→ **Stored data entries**
BEGIN
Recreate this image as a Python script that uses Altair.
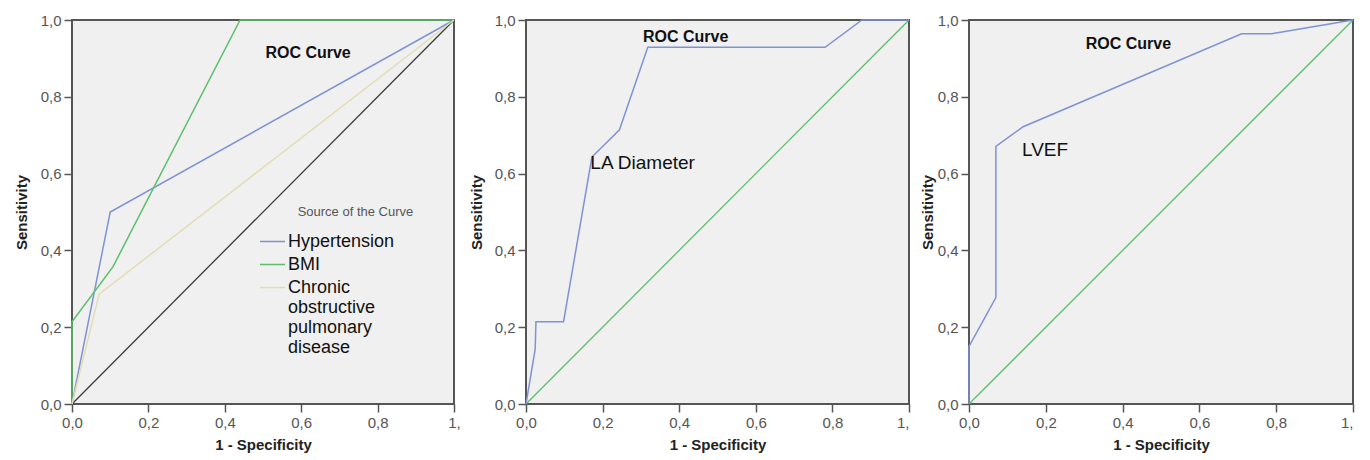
import altair as alt
import pandas as pd

FONT = "Liberation Sans"

# ---------------- data ----------------
series_names = ["Hypertension", "BMI", "Chronic obstructive pulmonary disease"]
series_colors = ["#7f92d2", "#5cbf6c", "#e2ddb5"]

hyp_fpr = [0.0, 0.1, 1.0]
hyp_tpr = [0.0, 0.5, 1.0]
bmi_fpr = [0.0, 0.0, 0.107, 0.44, 1.0]
bmi_tpr = [0.0, 0.214, 0.357, 1.0, 1.0]
copd_fpr = [0.0, 0.071, 1.0]
copd_tpr = [0.0, 0.286, 1.0]

ref_fpr = [0.0, 1.0]
ref_tpr = [0.0, 1.0]

la_fpr = [0.0, 0.024, 0.026, 0.098, 0.172, 0.244, 0.318, 0.781, 0.877, 1.0]
la_tpr = [0.0, 0.143, 0.214, 0.214, 0.643, 0.714, 0.929, 0.929, 1.0, 1.0]

lvef_fpr = [0.0, 0.0, 0.07, 0.07, 0.141, 0.71, 0.788, 1.0]
lvef_tpr = [0.0, 0.15, 0.277, 0.671, 0.722, 0.964, 0.964, 1.0]

tick_values = [0.0, 0.2, 0.4, 0.6, 0.8, 1.0]

# ---------------- helpers ----------------
def curve_df(fpr, tpr, name):
    return pd.DataFrame({"fpr": fpr, "tpr": tpr, "series": name, "idx": list(range(len(fpr)))})

W1, W2, W3, H = 382, 383, 384, 384

def x_enc(last_align="center"):
    return alt.X(
        "fpr:Q",
        scale=alt.Scale(domain=[0, 1], nice=False, zero=False),
        axis=alt.Axis(
            title="1 - Specificity",
            values=tick_values,
            labelExpr="datum.value == 1 ? '1,' : replace(format(datum.value, '.1f'), '.', ',')",
            labelAlign=alt.condition("datum.value == 1", alt.value(last_align), alt.value("center")),
        ),
    )

def y_enc(title_pad):
    return alt.Y(
        "tpr:Q",
        scale=alt.Scale(domain=[0, 1], nice=False, zero=False),
        axis=alt.Axis(
            title="Sensitivity",
            values=tick_values,
            titlePadding=title_pad,
            labelExpr="replace(format(datum.value, '.1f'), '.', ',')",
        ),
    )

def text_layer(df, size, bold=False, align="center", color="#111"):
    return alt.Chart(df).mark_text(
        font=FONT, fontSize=size, fontWeight="bold" if bold else "normal",
        align=align, baseline="middle", color=color,
    ).encode(x=alt.X("x:Q"), y=alt.Y("y:Q"), text="t:N")

# ---------------- panel 1 ----------------
p1_df = pd.concat([
    curve_df(hyp_fpr, hyp_tpr, series_names[0]),
    curve_df(bmi_fpr, bmi_tpr, series_names[1]),
    curve_df(copd_fpr, copd_tpr, series_names[2]),
])
ref_df = curve_df(ref_fpr, ref_tpr, "ref")

TP1, TP2, TP3 = 11, 10, 2

p1_ref = alt.Chart(ref_df).mark_line(color="#3a3a3a", strokeWidth=1.3).encode(
    x=x_enc(), y=y_enc(TP1), order="idx:Q")
p1_lines = alt.Chart(p1_df).mark_line(strokeWidth=1.5).encode(
    x=x_enc(), y=y_enc(TP1), order="idx:Q",
    color=alt.Color(
        "series:N",
        scale=alt.Scale(domain=series_names, range=series_colors),
        legend=alt.Legend(
            orient="none", legendX=187, legendY=208, title=None,
            symbolType="stroke", symbolSize=625, symbolStrokeWidth=1.5,
            labelFont=FONT, labelFontSize=18, labelColor="#111", labelLimit=300,
            labelOffset=2, rowPadding=0,
            labelExpr="datum.label == 'Chronic obstructive pulmonary disease' ? split(datum.label, ' ') : datum.label",
        ),
    ),
)
p1_title = text_layer(pd.DataFrame({"x": [0.618], "y": [0.914], "t": ["ROC Curve"]}), 16, bold=True)
p1_src = text_layer(pd.DataFrame({"x": [0.742], "y": [0.5], "t": ["Source of the Curve"]}), 13, color="#555")
panel1 = alt.layer(p1_ref, p1_lines, p1_title, p1_src).properties(width=W1, height=H)

# ---------------- panel 2 ----------------
la_df = curve_df(la_fpr, la_tpr, "LA Diameter")
p2_ref = alt.Chart(ref_df).mark_line(color="#5cbf6c", strokeWidth=1.3).encode(
    x=x_enc("right"), y=y_enc(TP2), order="idx:Q")
p2_line = alt.Chart(la_df).mark_line(color="#7f92d2", strokeWidth=1.5).encode(
    x=x_enc("right"), y=y_enc(TP2), order="idx:Q")
p2_title = text_layer(pd.DataFrame({"x": [0.417], "y": [0.956], "t": ["ROC Curve"]}), 16, bold=True)
p2_lab = text_layer(pd.DataFrame({"x": [0.168], "y": [0.628], "t": ["LA Diameter"]}), 19, align="left")
panel2 = alt.layer(p2_ref, p2_line, p2_title, p2_lab).properties(width=W2, height=H)

# ---------------- panel 3 ----------------
lvef_df = curve_df(lvef_fpr, lvef_tpr, "LVEF")
p3_ref = alt.Chart(ref_df).mark_line(color="#5cbf6c", strokeWidth=1.3).encode(
    x=x_enc("right"), y=y_enc(TP3), order="idx:Q")
p3_line = alt.Chart(lvef_df).mark_line(color="#7f92d2", strokeWidth=1.5).encode(
    x=x_enc("right"), y=y_enc(TP3), order="idx:Q")
p3_title = text_layer(pd.DataFrame({"x": [0.415], "y": [0.937], "t": ["ROC Curve"]}), 16, bold=True)
p3_lab = text_layer(pd.DataFrame({"x": [0.138], "y": [0.662], "t": ["LVEF"]}), 19, align="left")
panel3 = alt.layer(p3_ref, p3_line, p3_title, p3_lab).properties(width=W3, height=H)

chart = alt.hconcat(panel1, panel2, panel3, spacing=6).resolve_scale(color="independent").properties(
    padding={"top": 4, "left": 5, "right": 0, "bottom": 0},
    background="white",
).configure_view(
    fill="#f0f0f0", stroke="#555555", strokeWidth=2,
).configure_axis(
    domain=False, grid=False, ticks=True, tickColor="#555555", tickSize=8, tickWidth=1.5,
    labelColor="#555555", labelFont=FONT, labelFontSize=15, labelPadding=3,
    titleFont=FONT, titleFontSize=15, titleFontWeight="bold", titleColor="#222222",
).configure_axisX(titlePadding=7)

chart.save("out.html", embed_options={"renderer": "svg", "actions": False})
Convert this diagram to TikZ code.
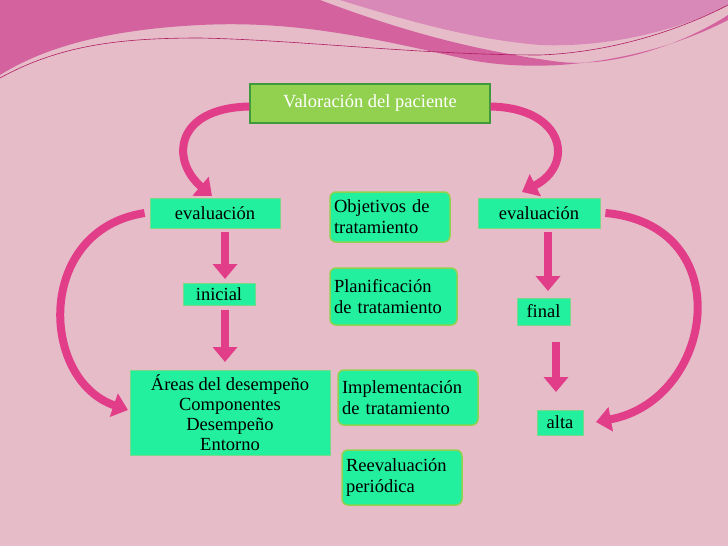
\documentclass[tikz,border=0pt]{standalone}
\usepackage{fontspec}
\setmainfont{Liberation Serif}
\usetikzlibrary{arrows.meta}
\definecolor{bgpink}{HTML}{E6BCC8}
\definecolor{band}{HTML}{D3629E}
\definecolor{band2}{HTML}{D889B8}
\definecolor{lime}{HTML}{92D050}
\definecolor{limeb}{HTML}{3E9A3A}
\definecolor{aqua}{HTML}{22F09E}
\definecolor{aquab}{HTML}{7BD88A}
\definecolor{arr}{HTML}{E23D88}
\definecolor{arrb}{HTML}{B01E62}
\tikzset{
 sq/.style={fill=aqua,draw=aquab,line width=0.8pt,inner sep=0pt,font=\fontsize{18.5}{21}\selectfont},
 rd/.style={sq,rounded corners=6pt,draw=lime,line width=1.5pt,align=left},
 blk/.style={draw=arr,line width=8pt,-{Triangle[width=24pt,length=15pt]}},
}
\begin{document}
\begin{tikzpicture}[x=1pt,y=-1pt]
\fill[bgpink] (0,0) rectangle (728,546);
\useasboundingbox (0,0) rectangle (728,546);
\fill[band] (0,0) -- (320,0) .. controls (400,30) and (470,50) .. (560,62) .. controls (620,68) and (690,40) .. (728,15) -- (728,20) .. controls (650,60) and (550,75) .. (470,60) .. controls (380,40) and (300,20) .. (200,25) .. controls (100,30) and (40,50) .. (0,75) -- cycle;
\fill[band2] (340,0) .. controls (420,25) and (480,40) .. (540,45) .. controls (620,48) and (690,25) .. (728,5) -- (728,0) -- cycle;
\draw[arrb,line width=0.6pt] (0,78) .. controls (60,45) and (120,38) .. (200,38) .. controls (300,40) and (420,55) .. (540,55) .. controls (620,52) and (690,25) .. (728,5);
\node[fill=lime,draw=limeb,line width=1.2pt,minimum width=240pt,minimum height=39pt,font=\fontsize{18.5}{21}\selectfont,text=white] (val) at (370,103.5) {Valoración del paciente};
\node[sq,minimum width=130pt,minimum height=30pt] (evl) at (215,213) {evaluación};
\node[sq,minimum width=122pt,minimum height=30pt] (evr) at (539,213) {evaluación};
\node[rd,minimum width=120pt,minimum height=50pt,text width=112pt] (obj) at (390,217) {Objetivos de\\tratamiento};
\node[sq,minimum width=72pt,minimum height=22pt] (ini) at (219,294) {inicial};
\node[rd,minimum width=127pt,minimum height=57pt,text width=119pt] (pla) at (393.5,296.5) {Planificación\\de tratamiento};
\node[sq,minimum width=53pt,minimum height=27pt] (fin) at (543.5,311.5) {final};
\node[sq,minimum width=200pt,minimum height=85pt,align=center,font=\fontsize{18.5}{20}\selectfont] (are) at (230,412.5) {Áreas del desempeño\\Componentes\\Desempeño\\Entorno};
\node[rd,minimum width=140pt,minimum height=55pt,text width=132pt] (imp) at (408,397.5) {Implementación\\de tratamiento};
\node[sq,minimum width=46pt,minimum height=25pt] (alt) at (560,422.5) {alta};
\node[rd,minimum width=120pt,minimum height=55pt,text width=112pt] (ree) at (402,477.5) {Reevaluación\\periódica};
\coordinate (l1) at (225,232); \coordinate (l1t) at (225,279);
\coordinate (l2) at (225,310); \coordinate (l2t) at (225,362);
\coordinate (r1) at (548,232); \coordinate (r1t) at (548,291);
\coordinate (r2) at (556,342); \coordinate (r2t) at (556,392);
\draw[blk] (l1) -- (l1t);
\draw[blk] (l2) -- (l2t);
\draw[blk] (r1) -- (r1t);
\draw[blk] (r2) -- (r2t);
\draw[blk] ([yshift=-3pt]val.west) .. controls (175,108) and (170,160) .. (212,196);
\draw[blk] ([yshift=-3pt]val.east) .. controls (565,108) and (575,165) .. (522,192);
\draw[blk] ([xshift=-5pt]evl.west) .. controls (35,230) and (40,380) .. (128,410);
\draw[blk] ([xshift=5pt]evr.east) .. controls (740,225) and (715,400) .. (596,422);
\end{tikzpicture}
\end{document}
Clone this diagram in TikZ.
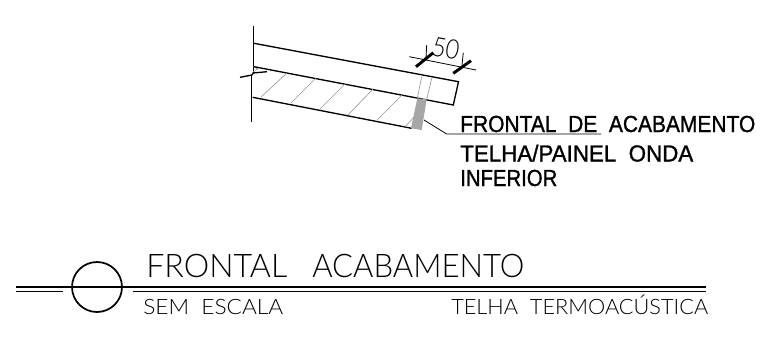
END
Scan the data for the word "diagram" and copy every line where it shows up.

Convert this diagram to TikZ code.
Clone this diagram in TikZ.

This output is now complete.